US sends weapons to Somali government

The aid is aimed at helping the weak government combat the militant Islamist groups battling for control of Somalia.

A daily summary of global reports on security issues.

The US State Department is sending arms to Somalia to aid the beleaguered Somali government in its struggle with Islamic rebels. The weapons shipment could mark an increase in US involvement in the region, which officials worry could become a haven for Islamic terrorists.

The Los Angeles Times reports that State Department officials confirmed Thursday that the US is shipping arms to Somalia. The officials said that the government was also increasing humanitarian aid to Somalia, though they declined to say how much money was being spent in that regard.

US officials underscored that the US support for Somalia would not involve US troops, the Times adds. They also said that they hoped the US aid would encourage other nations to offer their own support to the Somalian transitional government.

The US aid comes as the Somali transitional government is struggling just to function. BBC reports that since the latest round of fighting began in May, many members of the Somali parliament have fled the country for fear of assassination. Now as few as 280 members of parliament out of 550 total remain within the country; 250 are needed to make a quorum.

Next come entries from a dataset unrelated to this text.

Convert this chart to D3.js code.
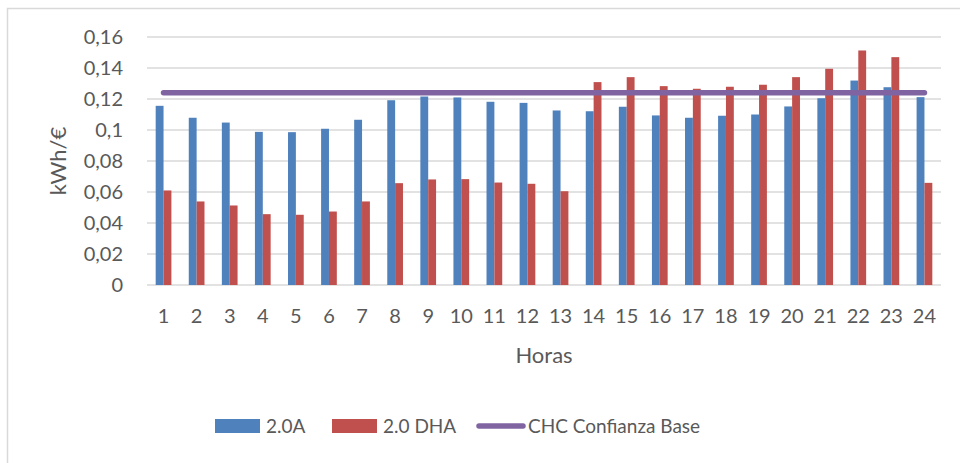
<!DOCTYPE html>
<html>
<head>
<meta charset="utf-8">
<script src="https://cdn.jsdelivr.net/npm/d3@7"></script>
<style>
  body { margin: 0; background: #fff; }
  text { font-family: Lato, "Open Sans", sans-serif; fill: #595959; }
</style>
</head>
<body>
<div id="chart"></div>
<script>
// Data
const horas = ["1","2","3","4","5","6","7","8","9","10","11","12","13","14","15","16","17","18","19","20","21","22","23","24"];
const tarifa20A = [0.1156, 0.1079, 0.1048, 0.0988, 0.0986, 0.1008, 0.1066, 0.1192, 0.1216, 0.1210, 0.1182, 0.1175,
                   0.1126, 0.1121, 0.1150, 0.1094, 0.1079, 0.1092, 0.1100, 0.1152, 0.1205, 0.1319, 0.1276, 0.1212];
const tarifa20DHA = [0.0610, 0.0539, 0.0513, 0.0457, 0.0453, 0.0474, 0.0539, 0.0657, 0.0681, 0.0683, 0.0661, 0.0653,
                     0.0605, 0.1309, 0.1341, 0.1283, 0.1266, 0.1279, 0.1292, 0.1341, 0.1395, 0.1513, 0.1470, 0.0659];
const chcBase = 0.124;
const yTicks = [0, 0.02, 0.04, 0.06, 0.08, 0.1, 0.12, 0.14, 0.16];
const seriesNames = ["2.0A", "2.0 DHA", "CHC Confianza Base"];
const colors = ["#4F81BD", "#C0504D", "#8064A2"];

const width = 960;
const height = 463;
const margin = { top: 37, right: 19, bottom: 178, left: 147 };
const innerWidth = width - margin.left - margin.right;
const innerHeight = height - margin.top - margin.bottom;

const esLocale = d3.formatLocale({ decimal: ",", thousands: ".", grouping: [3], currency: ["", " €"] });
const fmt = esLocale.format("~g");

const svg = d3.select("#chart")
  .append("svg")
  .attr("width", width)
  .attr("height", height);

// chart frame (only left and top edges are visible)
svg.append("path")
  .attr("d", `M7.5,${height} V8.5 H${width}`)
  .attr("fill", "none")
  .attr("stroke", "#D9D9D9")
  .attr("stroke-width", 1.5);

const chart = svg.append("g")
  .attr("transform", `translate(${margin.left}, ${margin.top})`);

const xScale = d3.scaleBand()
  .domain(horas)
  .range([0, innerWidth])
  .paddingInner(0.525)
  .paddingOuter(0.2625);

const xSub = d3.scaleBand()
  .domain([0, 1])
  .range([0, xScale.bandwidth()]);

const yScale = d3.scaleLinear()
  .domain([0, 0.16])
  .range([innerHeight, 0]);

// gridlines
chart.append("g")
  .selectAll("line")
  .data(yTicks)
  .enter()
  .append("line")
  .attr("x1", 0)
  .attr("x2", innerWidth)
  .attr("y1", d => yScale(d))
  .attr("y2", d => yScale(d))
  .attr("stroke", "#D9D9D9")
  .attr("stroke-width", 1.5);

// y tick labels
chart.append("g")
  .selectAll("text")
  .data(yTicks)
  .enter()
  .append("text")
  .attr("x", -24)
  .attr("y", d => yScale(d) + 7)
  .attr("text-anchor", "end")
  .style("font-size", "20px")
  .text(d => fmt(d));

// bars
const seriesData = [tarifa20A, tarifa20DHA];
seriesData.forEach((values, s) => {
  chart.append("g")
    .selectAll("rect")
    .data(values)
    .enter()
    .append("rect")
    .attr("x", (d, i) => xScale(horas[i]) + xSub(s))
    .attr("y", d => yScale(d))
    .attr("width", xSub.bandwidth())
    .attr("height", d => innerHeight - yScale(d))
    .attr("fill", colors[s]);
});

// CHC line
const line = d3.line()
  .x(d => xScale(d) + xScale.bandwidth() / 2)
  .y(() => yScale(chcBase));

chart.append("path")
  .datum(horas)
  .attr("d", line)
  .attr("fill", "none")
  .attr("stroke", colors[2])
  .attr("stroke-width", 5.5)
  .attr("stroke-linecap", "round");

// x labels
chart.append("g")
  .selectAll("text")
  .data(horas)
  .enter()
  .append("text")
  .attr("x", d => xScale(d) + xScale.bandwidth() / 2)
  .attr("y", innerHeight + 38)
  .attr("text-anchor", "middle")
  .style("font-size", "20px")
  .text(d => d);

// axis titles
svg.append("text")
  .attr("x", margin.left + innerWidth / 2)
  .attr("y", 363)
  .attr("text-anchor", "middle")
  .style("font-size", "22px")
  .text("Horas");

svg.append("text")
  .attr("transform", "rotate(-90)")
  .attr("x", -161)
  .attr("y", 66)
  .attr("text-anchor", "middle")
  .style("font-size", "22px")
  .text("kWh/€");

// legend
const legend = svg.append("g");
const legendItems = [
  { name: seriesNames[0], x: 215, type: "rect" },
  { name: seriesNames[1], x: 332, type: "rect" },
  { name: seriesNames[2], x: 477, type: "line" }
];
legendItems.forEach((item, i) => {
  if (item.type === "rect") {
    legend.append("rect")
      .attr("x", item.x)
      .attr("y", 419)
      .attr("width", 45)
      .attr("height", 14)
      .attr("fill", colors[i]);
  } else {
    legend.append("line")
      .attr("x1", item.x + 2)
      .attr("x2", item.x + 46)
      .attr("y1", 426)
      .attr("y2", 426)
      .attr("stroke", colors[i])
      .attr("stroke-width", 5.5)
      .attr("stroke-linecap", "round");
  }
  legend.append("text")
    .attr("x", item.x + 51)
    .attr("y", 433)
    .style("font-size", "19px")
    .text(item.name);
});
</script>
</body>
</html>
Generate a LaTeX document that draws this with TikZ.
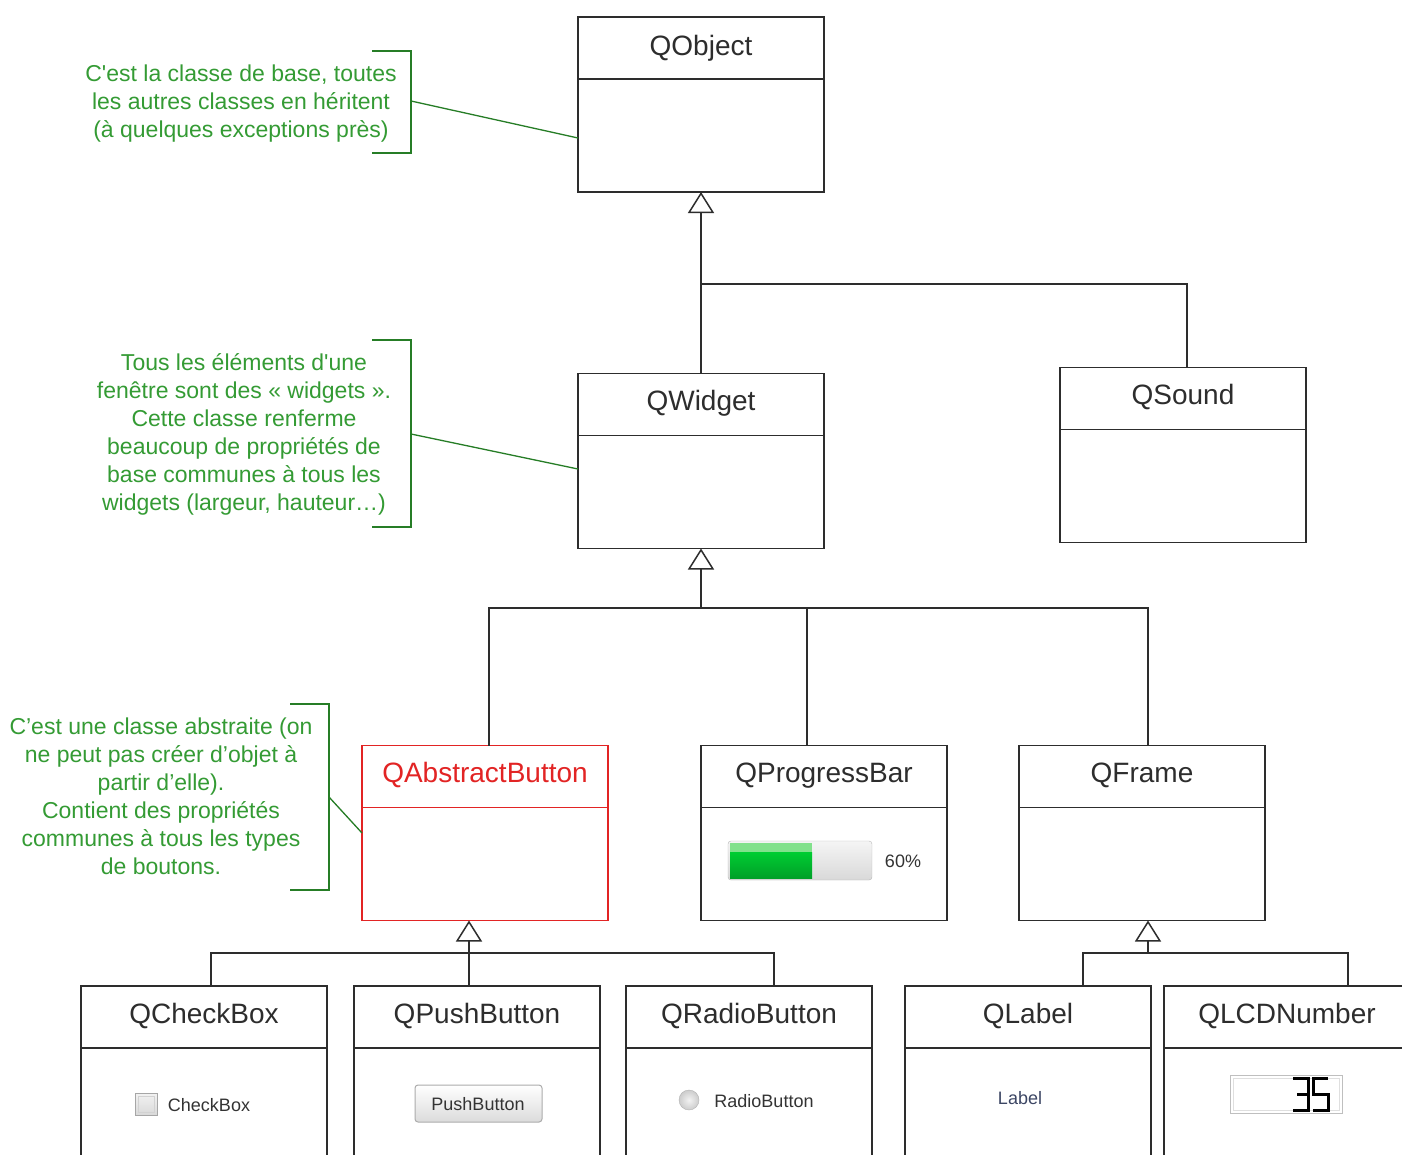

But despite the struggles of the Somali government, "Kenya and Ethiopia are loath to step in" to the Somali conflict, The Economist writes, as to do so would carry great risks for either nation.

Nonetheless, both Kenya and Ethiopia have shown indications that they may get involved. The Christian Science Monitor reported Thursday that Kenyan forces were massing at the Somali border, and "while Interior Minister George Saitoti assured Kenyans that Kenya would not intervene in Somalia, it was clear that other ministers and defense officials were preparing for such a step."

The Sudan Tribune reports that Ethiopian Prime Minister Meles Zenawi said that while there is no immediate need for Ethiopia to intervene in Somalia, "We want to wait and see how the international community as a whole responds and then see if there is any need to revisit our position on the matter."

The US aid comes amid reports that Al Shabab, one of the Islamic rebel groups fighting the Western-supported Somali government, has been more forcefully asserting its presence in Mogadishu, the Somali capital. The New York Times reports that in Mogadishu Thursday, Al Shabab publicly amputated the right hands and left legs of four young men that it accused of theft.

The Times writes that the punishment, carried out in accordance with the rebels' strict interpretation of sharia, or Islamic law, was the first of its kind in Mogadishu in 15 years. The Times adds that analysts think that the public punishments may be an effort by Al Shabab "to win popular support in the capital by showing that it could achieve stability in the chaotic nation through a firm enactment of Shariah, or Islamic law."